----- Material -----

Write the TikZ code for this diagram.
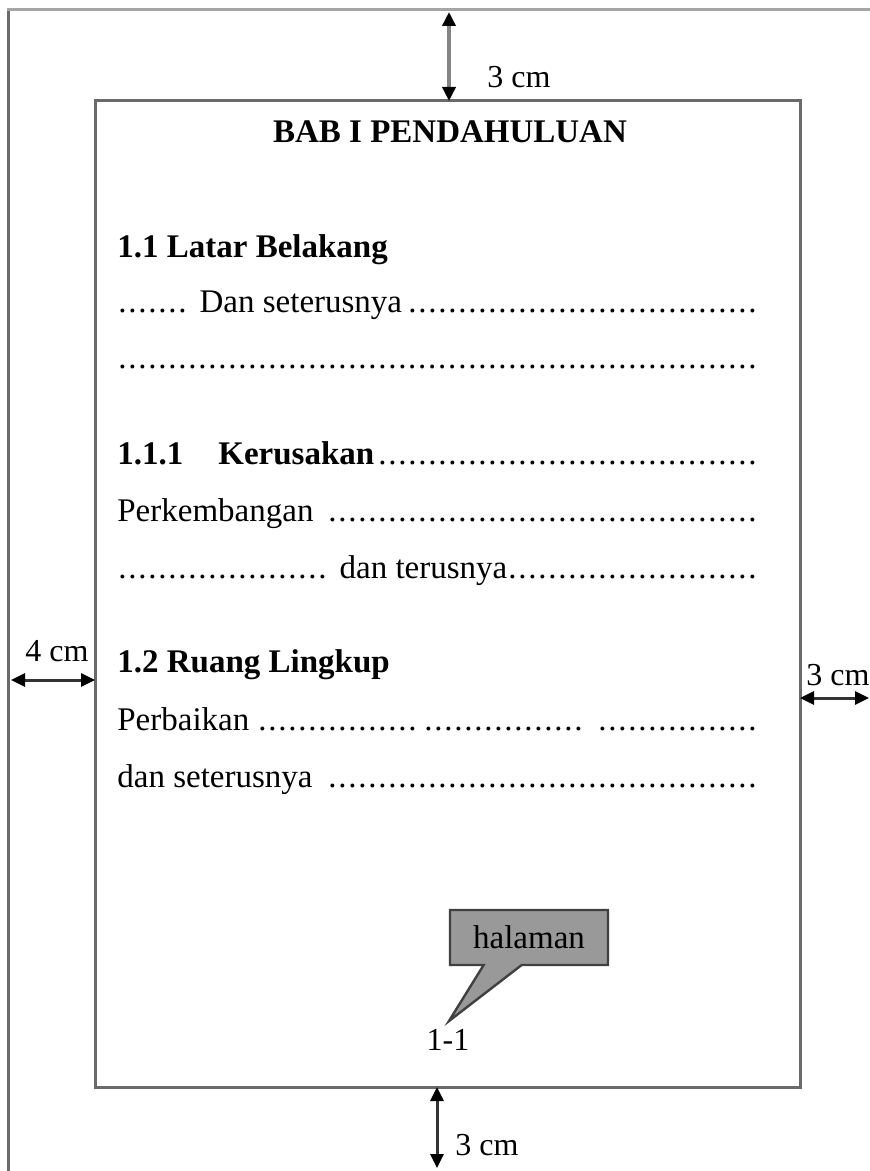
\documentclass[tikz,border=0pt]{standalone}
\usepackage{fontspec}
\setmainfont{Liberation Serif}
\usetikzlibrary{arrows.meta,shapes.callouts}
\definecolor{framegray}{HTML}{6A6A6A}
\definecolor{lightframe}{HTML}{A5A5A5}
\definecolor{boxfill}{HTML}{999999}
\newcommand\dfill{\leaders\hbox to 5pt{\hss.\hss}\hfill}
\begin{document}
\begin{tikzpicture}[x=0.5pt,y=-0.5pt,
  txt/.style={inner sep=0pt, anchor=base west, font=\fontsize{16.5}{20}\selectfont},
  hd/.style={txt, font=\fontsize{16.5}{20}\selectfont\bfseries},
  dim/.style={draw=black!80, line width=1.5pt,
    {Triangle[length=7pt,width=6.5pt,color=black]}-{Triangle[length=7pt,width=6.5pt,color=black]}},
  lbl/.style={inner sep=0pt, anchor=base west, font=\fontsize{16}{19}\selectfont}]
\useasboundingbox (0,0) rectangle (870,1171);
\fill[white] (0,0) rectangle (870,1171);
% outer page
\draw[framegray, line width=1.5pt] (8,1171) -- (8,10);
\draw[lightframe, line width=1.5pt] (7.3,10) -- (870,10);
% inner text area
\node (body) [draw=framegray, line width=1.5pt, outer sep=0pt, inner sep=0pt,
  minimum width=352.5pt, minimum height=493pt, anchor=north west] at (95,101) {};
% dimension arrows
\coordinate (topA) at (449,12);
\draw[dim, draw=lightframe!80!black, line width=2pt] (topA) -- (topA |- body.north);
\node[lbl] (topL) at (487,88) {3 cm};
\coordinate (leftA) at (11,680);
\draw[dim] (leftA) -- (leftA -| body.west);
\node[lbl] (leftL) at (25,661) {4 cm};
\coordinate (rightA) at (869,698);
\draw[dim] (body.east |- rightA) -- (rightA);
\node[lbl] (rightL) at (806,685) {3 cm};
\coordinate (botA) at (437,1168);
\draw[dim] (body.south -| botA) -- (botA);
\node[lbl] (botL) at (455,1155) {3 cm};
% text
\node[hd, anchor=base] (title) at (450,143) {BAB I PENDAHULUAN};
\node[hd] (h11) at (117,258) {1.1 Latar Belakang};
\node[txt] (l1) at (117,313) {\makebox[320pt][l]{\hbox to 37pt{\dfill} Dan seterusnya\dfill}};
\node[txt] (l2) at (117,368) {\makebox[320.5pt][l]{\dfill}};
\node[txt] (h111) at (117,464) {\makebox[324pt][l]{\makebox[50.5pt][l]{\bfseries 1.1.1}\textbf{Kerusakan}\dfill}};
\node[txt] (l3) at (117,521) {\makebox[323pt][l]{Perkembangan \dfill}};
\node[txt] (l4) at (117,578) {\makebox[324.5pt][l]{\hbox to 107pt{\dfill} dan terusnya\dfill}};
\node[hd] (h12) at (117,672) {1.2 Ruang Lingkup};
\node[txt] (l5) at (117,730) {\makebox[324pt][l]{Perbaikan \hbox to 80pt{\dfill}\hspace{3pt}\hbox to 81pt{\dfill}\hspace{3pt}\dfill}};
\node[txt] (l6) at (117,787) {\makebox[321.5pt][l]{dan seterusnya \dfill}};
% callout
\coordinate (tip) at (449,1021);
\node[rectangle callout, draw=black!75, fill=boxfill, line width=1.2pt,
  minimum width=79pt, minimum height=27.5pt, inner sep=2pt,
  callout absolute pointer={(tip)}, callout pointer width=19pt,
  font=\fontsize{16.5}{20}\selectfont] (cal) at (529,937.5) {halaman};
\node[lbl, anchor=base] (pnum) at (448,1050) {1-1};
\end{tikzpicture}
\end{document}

-----

• _Aim_
Set down all the data again exactly as above, pictures excluded.

• _Task response_
Write the TikZ code for this diagram.
\documentclass[tikz,border=0pt]{standalone}
\usepackage{fontspec}
\setmainfont{Liberation Serif}
\usetikzlibrary{arrows.meta,shapes.callouts}
\definecolor{framegray}{HTML}{6A6A6A}
\definecolor{lightframe}{HTML}{A5A5A5}
\definecolor{boxfill}{HTML}{999999}
\newcommand\dfill{\leaders\hbox to 5pt{\hss.\hss}\hfill}
\begin{document}
\begin{tikzpicture}[x=0.5pt,y=-0.5pt,
  txt/.style={inner sep=0pt, anchor=base west, font=\fontsize{16.5}{20}\selectfont},
  hd/.style={txt, font=\fontsize{16.5}{20}\selectfont\bfseries},
  dim/.style={draw=black!80, line width=1.5pt,
    {Triangle[length=7pt,width=6.5pt,color=black]}-{Triangle[length=7pt,width=6.5pt,color=black]}},
  lbl/.style={inner sep=0pt, anchor=base west, font=\fontsize{16}{19}\selectfont}]
\useasboundingbox (0,0) rectangle (870,1171);
\fill[white] (0,0) rectangle (870,1171);
% outer page
\draw[framegray, line width=1.5pt] (8,1171) -- (8,10);
\draw[lightframe, line width=1.5pt] (7.3,10) -- (870,10);
% inner text area
\node (body) [draw=framegray, line width=1.5pt, outer sep=0pt, inner sep=0pt,
  minimum width=352.5pt, minimum height=493pt, anchor=north west] at (95,101) {};
% dimension arrows
\coordinate (topA) at (449,12);
\draw[dim, draw=lightframe!80!black, line width=2pt] (topA) -- (topA |- body.north);
\node[lbl] (topL) at (487,88) {3 cm};
\coordinate (leftA) at (11,680);
\draw[dim] (leftA) -- (leftA -| body.west);
\node[lbl] (leftL) at (25,661) {4 cm};
\coordinate (rightA) at (869,698);
\draw[dim] (body.east |- rightA) -- (rightA);
\node[lbl] (rightL) at (806,685) {3 cm};
\coordinate (botA) at (437,1168);
\draw[dim] (body.south -| botA) -- (botA);
\node[lbl] (botL) at (455,1155) {3 cm};
% text
\node[hd, anchor=base] (title) at (450,143) {BAB I PENDAHULUAN};
\node[hd] (h11) at (117,258) {1.1 Latar Belakang};
\node[txt] (l1) at (117,313) {\makebox[320pt][l]{\hbox to 37pt{\dfill} Dan seterusnya\dfill}};
\node[txt] (l2) at (117,368) {\makebox[320.5pt][l]{\dfill}};
\node[txt] (h111) at (117,464) {\makebox[324pt][l]{\makebox[50.5pt][l]{\bfseries 1.1.1}\textbf{Kerusakan}\dfill}};
\node[txt] (l3) at (117,521) {\makebox[323pt][l]{Perkembangan \dfill}};
\node[txt] (l4) at (117,578) {\makebox[324.5pt][l]{\hbox to 107pt{\dfill} dan terusnya\dfill}};
\node[hd] (h12) at (117,672) {1.2 Ruang Lingkup};
\node[txt] (l5) at (117,730) {\makebox[324pt][l]{Perbaikan \hbox to 80pt{\dfill}\hspace{3pt}\hbox to 81pt{\dfill}\hspace{3pt}\dfill}};
\node[txt] (l6) at (117,787) {\makebox[321.5pt][l]{dan seterusnya \dfill}};
% callout
\coordinate (tip) at (449,1021);
\node[rectangle callout, draw=black!75, fill=boxfill, line width=1.2pt,
  minimum width=79pt, minimum height=27.5pt, inner sep=2pt,
  callout absolute pointer={(tip)}, callout pointer width=19pt,
  font=\fontsize{16.5}{20}\selectfont] (cal) at (529,937.5) {halaman};
\node[lbl, anchor=base] (pnum) at (448,1050) {1-1};
\end{tikzpicture}
\end{document}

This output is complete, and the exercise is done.